We do not have a soul, as if it were a division of who we are (mind versus body versus soul). We are souls, as whole persons, and we naturally want to extend God’s care to others. As one author says, the soul “has no size, weight, color or shape, but has an infinite dignity and value.” It gives us the capacity for caring. “When I treat another person as an infinite soul, I have woven the social fabric.”4
God’s love for us does not stop there. There is nothing outside the circle of God’s care. So when we feel secure in God’s deep attention to us – “in other words, when we know that God loves us – then we are able to go forth without fear into a dangerous world” to help others.5
So how can we nourish ourselves as souls, to receive God’s care more substantially and to give it more fully to others? We can:
- Set aside a quiet time each day to go deep within, loosening our hold of the social identity through which we have learned to see ourselves.
- Engage in any of the spiritual disciplines, including searching the Scriptures, praying, meditating, or contemplating.6
- Turn to the arts and to the great world religions for wisdom and inspiration.
- Refuse to be distracted by negative feelings and focus instead on gratitude, and on unity with everything else.
- Demonstrate compassion and resonance with someone else.
- Speak from the heart instead of from a critical mind.
- Stop analyzing our past; realize that now is the only moment that exists.
“Soul is found in the quality of what I am doing,” says philosopher Robert Fulghum.
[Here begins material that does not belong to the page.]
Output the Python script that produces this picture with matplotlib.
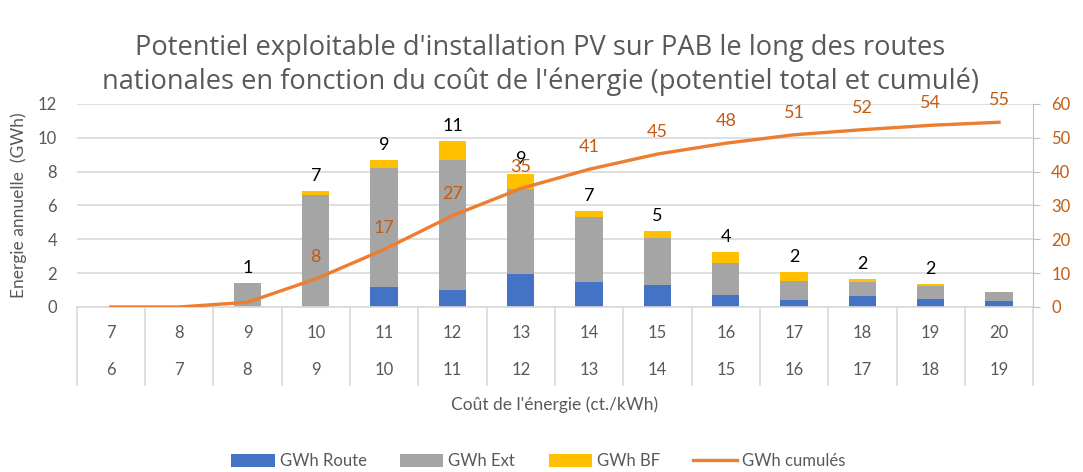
import numpy as np
import matplotlib.pyplot as plt
from matplotlib.lines import Line2D
import matplotlib.transforms as mtransforms

plt.rcParams['font.family'] = ['Lato', 'DejaVu Sans']

# Data
cout_haut = [7, 8, 9, 10, 11, 12, 13, 14, 15, 16, 17, 18, 19, 20]
cout_bas = [6, 7, 8, 9, 10, 11, 12, 13, 14, 15, 16, 17, 18, 19]
gwh_route = [0, 0, 0, 0, 1.2, 1.0, 1.95, 1.45, 1.3, 0.7, 0.4, 0.65, 0.5, 0.35]
gwh_ext = [0, 0, 1.4, 6.63, 7.0, 7.7, 5.0, 3.85, 2.8, 1.9, 1.15, 0.8, 0.75, 0.55]
gwh_bf = [0, 0, 0, 0.23, 0.5, 1.1, 0.9, 0.4, 0.4, 0.67, 0.5, 0.23, 0.1, 0]
labels_total = ['', '', '1', '7', '9', '11', '9', '7', '5', '4', '2', '2', '2', '']
gwh_cumules = [0, 0, 1.4, 8.3, 17, 27, 35, 40.7, 45.2, 48.4, 50.9, 52.4, 53.7, 54.6]
labels_cumules = ['', '', '', '8', '17', '27', '35', '41', '45', '48', '51', '52', '54', '55']

BLUE = '#4472C4'
GREY = '#A5A5A5'
YELLOW = '#FFC000'
ORANGE = '#ED7D31'
DARK_ORANGE = '#C55A11'
TXT = '#595959'
GRID = '#D9D9D9'

fig = plt.figure(figsize=(10.83, 4.72), dpi=100)
ax = fig.add_axes([0.0708, 0.3496, 0.8832, 0.4301])
ax2 = ax.twinx()

x = np.arange(len(cout_haut))
route = np.array(gwh_route)
ext = np.array(gwh_ext)
bf = np.array(gwh_bf)
w = 0.4

ax.bar(x, route, w, color=BLUE, label='GWh Route', zorder=2)
ax.bar(x, ext, w, bottom=route, color=GREY, label='GWh Ext', zorder=2)
ax.bar(x, bf, w, bottom=route + ext, color=YELLOW, label='GWh BF', zorder=2)

total = route + ext + bf
for xi, t, lab in zip(x, total, labels_total):
    if lab:
        ax.annotate(lab, (xi, t), xytext=(0, 5), textcoords='offset points',
                    ha='center', va='bottom', fontsize=13, color='black', zorder=5)

ax.set_xlim(-0.5, len(x) - 0.5)
ax.set_ylim(0, 12)
ax.set_yticks(np.arange(0, 13, 2))
ax.yaxis.grid(True, color=GRID, linewidth=1.2, zorder=0)
ax.set_axisbelow(True)
ax.tick_params(axis='y', length=0, pad=14, labelsize=12, labelcolor=TXT)
ax.set_xticks([])
for s in ['top', 'left', 'right']:
    ax.spines[s].set_visible(False)
ax.spines['bottom'].set_color(GRID)
ax.spines['bottom'].set_linewidth(1.2)

ax2.plot(x, gwh_cumules, color=ORANGE, linewidth=2.4, label='GWh cumulés', zorder=4)
for xi, v, lab in zip(x, gwh_cumules, labels_cumules):
    if lab:
        ax2.annotate(lab, (xi, v), xytext=(0, 10), textcoords='offset points',
                     ha='center', va='bottom', fontsize=13, color=DARK_ORANGE)
ax2.set_ylim(0, 60)
ax2.set_yticks(np.arange(0, 61, 10))
ax2.tick_params(axis='y', length=5, color='#BFBFBF', pad=8, labelsize=12, labelcolor=DARK_ORANGE)
for s in ['top', 'left', 'bottom']:
    ax2.spines[s].set_visible(False)
ax2.spines['right'].set_color('#BFBFBF')

# multi-level category axis
trans = mtransforms.blended_transform_factory(ax.transData, ax.transAxes)
for b in np.arange(-0.5, len(x), 1.0):
    ax.add_line(Line2D([b, b], [0, -0.384], transform=trans, color=GRID,
                       linewidth=1.2, clip_on=False))
for xi, h, l in zip(x, cout_haut, cout_bas):
    ax.text(xi, -0.128, str(h), transform=trans, ha='center', va='center',
            fontsize=12, color=TXT)
    ax.text(xi, -0.31, str(l), transform=trans, ha='center', va='center',
            fontsize=12, color=TXT)
ax.text(0.5, -0.483, "Coût de l'énergie (ct./kWh)", transform=ax.transAxes,
        ha='center', va='center', fontsize=12.5, color=TXT)

fig.text(0.017, 1 - 205 / 472, 'Energie annuelle  (GWh)', rotation=90,
         ha='center', va='center', fontsize=12.5, color=TXT)

fig.text(0.499, 1 - 65 / 472,
         "Potentiel exploitable d'installation PV sur PAB le long des routes\n"
         "nationales en fonction du coût de l'énergie (potentiel total et cumulé)",
         ha='center', va='center', fontsize=19.6, color=TXT, linespacing=1.3,
         family=['Open Sans', 'DejaVu Sans'])

h1, l1 = ax.get_legend_handles_labels()
h2, l2 = ax2.get_legend_handles_labels()
fig.legend(h1 + h2, l1 + l2, loc='center', bbox_to_anchor=(0.497, 1 - 461 / 472),
           ncol=4, frameon=False, fontsize=12, labelcolor=TXT,
           handlelength=2.6, handleheight=0.8, columnspacing=2.0, handletextpad=0.3)

fig.savefig('out.png', dpi=100)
If my activities have a sense of truth and integrity, if they are deep in meaning, then they are rich in soul, and so am I. Thus, for me, ‘nourishing the soul’ means making sure I attend to those things that give my life richness and depth of meaning.7
Living from the soul means remembering God’s intention for us and the essence of our relationship with God. It means noticing the everyday presence of God in each new moment. It helps us reach out to others to extend God’s care, even as we awaken our awareness of unity with all. It means doing whatever opens us to appreciating the layered levels of reality in which we live.
Contributing Source: Richard Carlson and Benjamin Shield, editors, Handbook for the Soul.
1 – Betsy Schwarzentraub, Growing Generous Souls, p. 79.
2 – For the image of God, see ibid., pp. 96-100.
3 – Thomas Moore, Dark Nights of the Soul: A Guide to Finding Your Way Through Life’s Ordeals, p. 294.
4 – David Brooks, author of The Second Mountain: The Quest for a Moral Life, interviewed by Oprah on Super Soul Sunday Season 13, 2019.
5 – Liddy Barlow, “Living the Word” for June 25, 2017, Christian Century June 7, 2019, p. 20.
6 – Betsy Schwarzentraub, op cit., pp. 59-74.
7 – Robert Fulghum, “Pay Attention,” Handbook for the Soul, p. 10.